At a private fundraiser earlier this year, Mitt Romney apparently said this:
There are 47 percent of the people who will vote for the president no matter what. All right, there are 47 percent who are with him, who are dependent upon government, who believe that they are victims, who believe the government has a responsibility to care for them, who believe that they are entitled to health care, to food, to housing, to you-name-it. That that's an entitlement. And the government should give it to them. And they will vote for this president no matter what…These are people who pay no income tax....my job is is not to worry about those people. I'll never convince them they should take personal responsibility and care for their lives.
I've spent a fair amount of time studying Mitt Romney and his father George. Though I like George better than Mitt, I trust Detroit guys not to be total, utter unconscionable jagoffs.

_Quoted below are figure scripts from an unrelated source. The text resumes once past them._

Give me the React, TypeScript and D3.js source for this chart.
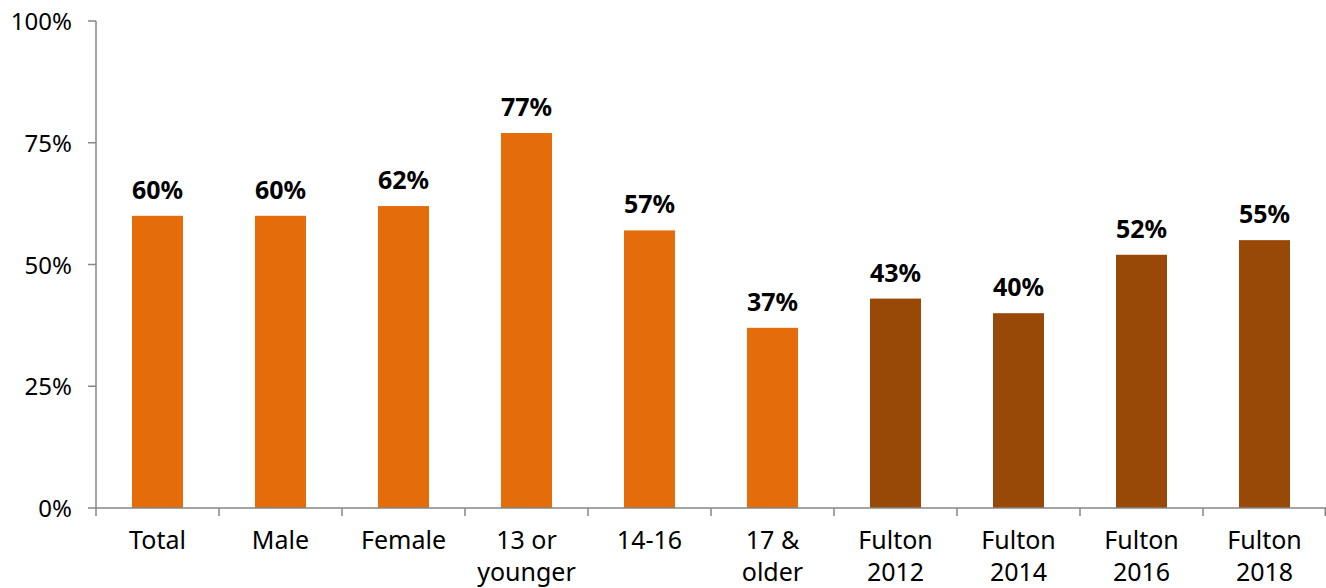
import React from "react";
import * as d3 from "d3";

const categories: string[][] = [
  ["Total"], ["Male"], ["Female"], ["13 or", "younger"], ["14-16"], ["17 &", "older"],
  ["Fulton", "2012"], ["Fulton", "2014"], ["Fulton", "2016"], ["Fulton", "2018"],
];
const values = [60, 60, 62, 77, 57, 37, 43, 40, 52, 55];
const groups = ["cur", "cur", "cur", "cur", "cur", "cur", "hist", "hist", "hist", "hist"];
const yTicks = [0, 25, 50, 75, 100];

const W = 1326, H = 588;
const left = 96, right = 1326, top = 21, bottom = 508;
const font = "'Noto Sans', 'Open Sans', sans-serif";

export default function App() {
  const keys = categories.map((_, i) => String(i));
  const x = d3.scaleBand<string>().domain(keys).range([left, right]).paddingInner(0).paddingOuter(0);
  const y = d3.scaleLinear().domain([0, 100]).range([bottom, top]);
  const barW = 51;
  const color = (g: string) => (g === "cur" ? "#E46C0A" : "#984807");
  return (
    <svg width={W} height={H} style={{ position: "absolute", left: 0, top: 0, fontFamily: font }}>
      {values.map((v, i) => {
        const cx = x(keys[i])! + x.bandwidth() / 2;
        return (
          <g key={i}>
            <rect x={cx - barW / 2} y={y(v)} width={barW} height={bottom - y(v)} fill={color(groups[i])} />
            <text x={cx} y={y(v) - 17} textAnchor="middle" fontWeight="bold" fontSize={25} fill="#000">
              {v}%
            </text>
            {categories[i].map((line, j) => (
              <text key={j} x={cx} y={549 + j * 32} textAnchor="middle" fontSize={25} fill="#000">
                {line}
              </text>
            ))}
          </g>
        );
      })}
      <line x1={left} x2={left} y1={top} y2={bottom} stroke="#868686" strokeWidth={1.5} />
      <line x1={left} x2={right} y1={bottom} y2={bottom} stroke="#868686" strokeWidth={1.5} />
      {yTicks.map((t) => (
        <g key={t}>
          <line x1={left - 8} x2={left} y1={y(t)} y2={y(t)} stroke="#868686" strokeWidth={1.5} />
          <text x={72} y={y(t) + 9} textAnchor="end" fontSize={24} fill="#000">{t}%</text>
        </g>
      ))}
      {keys.map((k) => (
        <line key={k} x1={x(k)!} x2={x(k)!} y1={bottom} y2={bottom + 8} stroke="#868686" strokeWidth={1.5} />
      ))}
      <line x1={right - 0.75} x2={right - 0.75} y1={bottom} y2={bottom + 8} stroke="#868686" strokeWidth={1.5} />
    </svg>
  );
}
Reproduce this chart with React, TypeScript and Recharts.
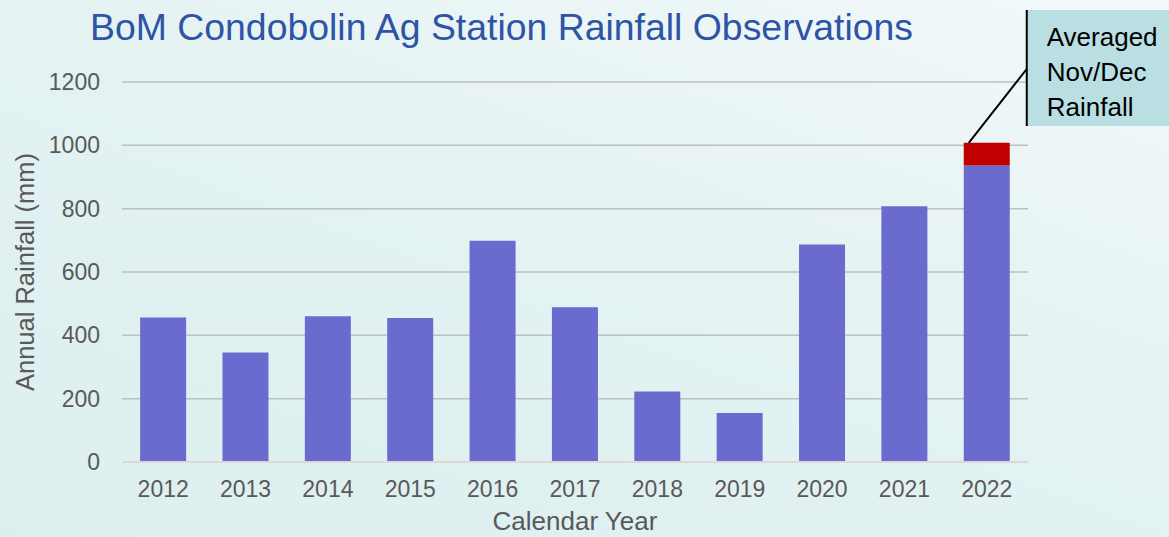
import { BarChart, Bar, XAxis, YAxis, CartesianGrid, Rectangle } from "recharts";

const years = ["2012", "2013", "2014", "2015", "2016", "2017", "2018", "2019", "2020", "2021", "2022"];
const annualRain = [456, 346, 460, 455, 699, 489, 223, 155, 687, 808, 936];
const novDecAvg = [0, 0, 0, 0, 0, 0, 0, 0, 0, 0, 72];
const yTicks = [0, 200, 400, 600, 800, 1000, 1200];
const calloutLines = ["Averaged", "Nov/Dec", "Rainfall"];

const data = years.map((year, i) => ({ year, rain: annualRain[i], extra: novDecAvg[i] }));

const FONT = "'Liberation Sans', Arial, sans-serif";
const GREY = "#595959";

function YLabel(props: any) {
  const vb = props.viewBox || {};
  const cy = vb.y + vb.height / 2;
  return (
    <text
      x={25}
      y={cy}
      transform={`rotate(-90, 25, ${cy})`}
      textAnchor="middle"
      dominantBaseline="central"
      fill={GREY}
      fontSize={25.5}
      fontFamily={FONT}
    >
      Annual Rainfall (mm)
    </text>
  );
}

// red segment, plus the callout box hooked onto it
function ExtraShape(props: any) {
  const { x, y, width, height } = props;
  if (!height || height <= 0) return null;
  const bx = x + width + 17;
  const by = 10;
  return (
    <g>
      <Rectangle x={x} y={y} width={width} height={height} fill="#c00000" />
      <rect x={bx} y={by} width={150} height={116} fill="#b9dfe2" />
      <line x1={bx} y1={by} x2={bx} y2={by + 116} stroke="#000" strokeWidth={2} />
      <line x1={x + 5} y1={y} x2={bx} y2={69} stroke="#000" strokeWidth={2} />
      {calloutLines.map((t, i) => (
        <text key={t} x={bx + 20} y={by + 36 + i * 35} fontSize={26} fontFamily={FONT} fill="#000">
          {t}
        </text>
      ))}
    </g>
  );
}

export default function App() {
  return (
    <div
      style={{
        position: "absolute",
        left: 0,
        top: 0,
        width: 1169,
        height: 537,
        overflow: "hidden",
        background: "linear-gradient(200deg, #f3f9fa 0%, #e4f2f2 45%, #dcefef 100%)",
        fontFamily: FONT,
      }}
    >
      <div
        style={{
          position: "absolute",
          left: 90,
          top: 9,
          fontSize: 37.4,
          lineHeight: "37px",
          color: "#2e54a5",
          whiteSpace: "nowrap",
        }}
      >
        BoM Condobolin Ag Station Rainfall Observations
      </div>
      <BarChart
        width={1169}
        height={537}
        data={data}
        margin={{ top: 82, right: 141, bottom: 0, left: 0 }}
        barCategoryGap="22%"
        style={{ position: "absolute", left: 0, top: 0 }}
      >
        <CartesianGrid vertical={false} stroke="#bfbfbf" strokeWidth={1.5} />
        <XAxis
          dataKey="year"
          height={75}
          tickSize={0}
          tickMargin={19}
          axisLine={{ stroke: "#d9d9d9", strokeWidth: 2 }}
          tick={{ fill: GREY, fontSize: 23, fontFamily: FONT }}
          label={{ value: "Calendar Year", position: "insideBottom", offset: 7, fill: GREY, fontSize: 26, fontFamily: FONT }}
        />
        <YAxis
          width={122}
          domain={[0, 1200]}
          ticks={yTicks}
          interval={0}
          axisLine={false}
          tickSize={0}
          tickMargin={22}
          tick={{ fill: GREY, fontSize: 23, fontFamily: FONT }}
          label={<YLabel />}
        />
        <Bar dataKey="rain" stackId="a" fill="#6b6bcf" isAnimationActive={false} />
        <Bar dataKey="extra" stackId="a" fill="#c00000" shape={<ExtraShape />} isAnimationActive={false} />
      </BarChart>
    </div>
  );
}
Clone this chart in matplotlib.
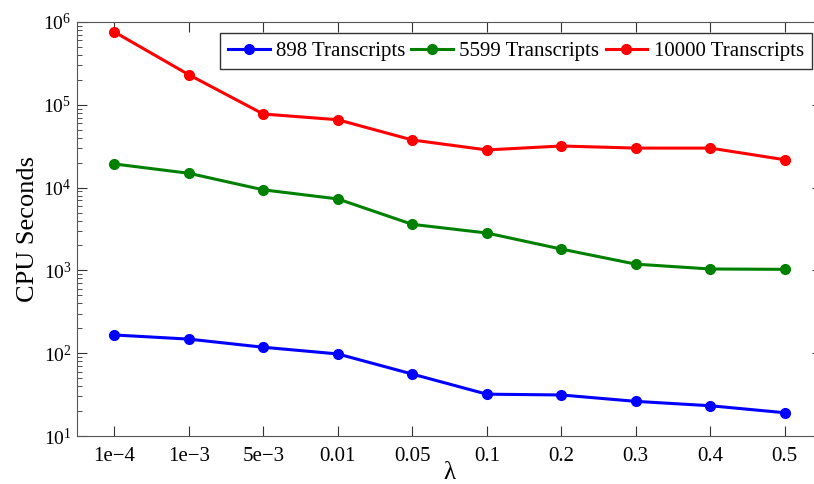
import numpy as np
import matplotlib
matplotlib.use("Agg")
import matplotlib.pyplot as plt
from matplotlib.ticker import LogLocator, NullFormatter

plt.rcParams['font.family'] = ['Liberation Serif', 'DejaVu Serif']
plt.rcParams['mathtext.fontset'] = 'stix'

# lambda values on the x axis (evenly spaced categories)
lambdas = ['1e\u22124', '1e\u22123', '5e\u22123', '0.01', '0.05', '0.1', '0.2', '0.3', '0.4', '0.5']

# CPU seconds for each transcript set
t898 = [166, 148, 118, 98, 56, 32, 31.3, 26.2, 23.2, 19.1]
t5599 = [19300, 14900, 9400, 7300, 3600, 2830, 1810, 1190, 1040, 1030]
t10000 = [760000, 231000, 77400, 66000, 37600, 28500, 31800, 30000, 30000, 21700]

x = np.arange(len(lambdas))

W, H = 814, 484
fig = plt.figure(figsize=(W/100, H/100), dpi=100)
# axes run a little past the right edge of the figure
ax = fig.add_axes([77/W, 1-436/H, (822-77)/W, (436-22)/H])

ax.semilogy(x, t898, '-o', color='#0000ff', lw=2.2, ms=7, label='898 Transcripts')
ax.semilogy(x, t5599, '-o', color='#008000', lw=2.2, ms=7, label='5599 Transcripts')
ax.semilogy(x, t10000, '-o', color='#ff0000', lw=2.2, ms=7, label='10000 Transcripts')

ax.set_ylim(10, 1e6)
ax.set_xlim(-0.5, 9.5)
ax.set_xticks(x)
ax.set_xticklabels(lambdas)
ax.yaxis.set_major_locator(LogLocator(base=10, numticks=10))
ax.yaxis.set_minor_locator(LogLocator(base=10, subs=np.arange(2, 10), numticks=20))
ax.yaxis.set_minor_formatter(NullFormatter())

ax.tick_params(which='both', direction='in', top=True, right=True, colors='#333333')
ax.tick_params(which='major', length=7, labelcolor='black')
ax.tick_params(which='minor', length=3.5)
ax.tick_params(axis='x', labelsize=15, pad=8)
ax.tick_params(axis='y', labelsize=14, pad=4)
for s in ax.spines.values():
    s.set_color('#555555')

ax.set_xlabel('\u03bb', fontsize=18, labelpad=-3)
ax.set_ylabel('CPU Seconds', fontsize=19, labelpad=3)

leg = ax.legend(loc='upper right', bbox_to_anchor=(812/W, 1-33/H), bbox_transform=fig.transFigure,
                ncol=3, fontsize=15, fancybox=False, framealpha=1, borderaxespad=0,
                edgecolor='#333333', handlelength=2.0, columnspacing=0.3, handletextpad=0.3,
                borderpad=0.4)
leg.get_frame().set_linewidth(1.0)

fig.savefig('out.png', dpi=100)
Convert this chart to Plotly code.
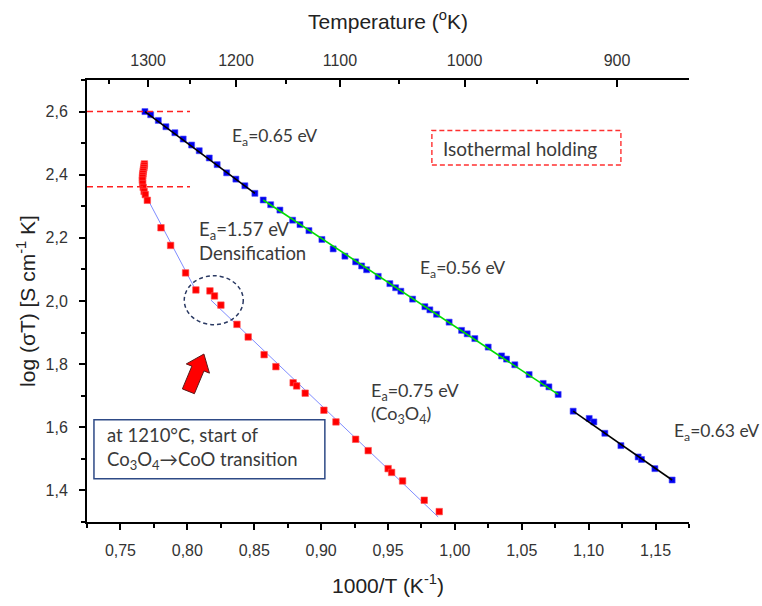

So I honestly didn't believe this quote when I first saw it.
But here's the hidden video.
Maybe he's just trying to impress rich donors by telling them what he thinks they want to hear ...
... but then why does he sound more confident and sincere than I've ever heard him sound before?
Obama opponents are going to compare this to Obama's similar private-fundraiser comment, four years ago, about working-class midwest voters: "And it's not surprising then that they get bitter, they cling to guns or religion or antipathy to people who aren't like them or anti-immigrant sentiment or anti-trade sentiment as a way to explain their frustrations."
The difference is, Obama could stand behind the essential truth and humanity of his remark: "Obviously, if I worded things in a way that made people offended, I deeply regret that. But the underlying truth of what I said remains, which is simply that people who have seen their way of life upended because of economic distress are frustrated and rightfully so."
Can Romney stand behind his characterization of nearly half the American electorate?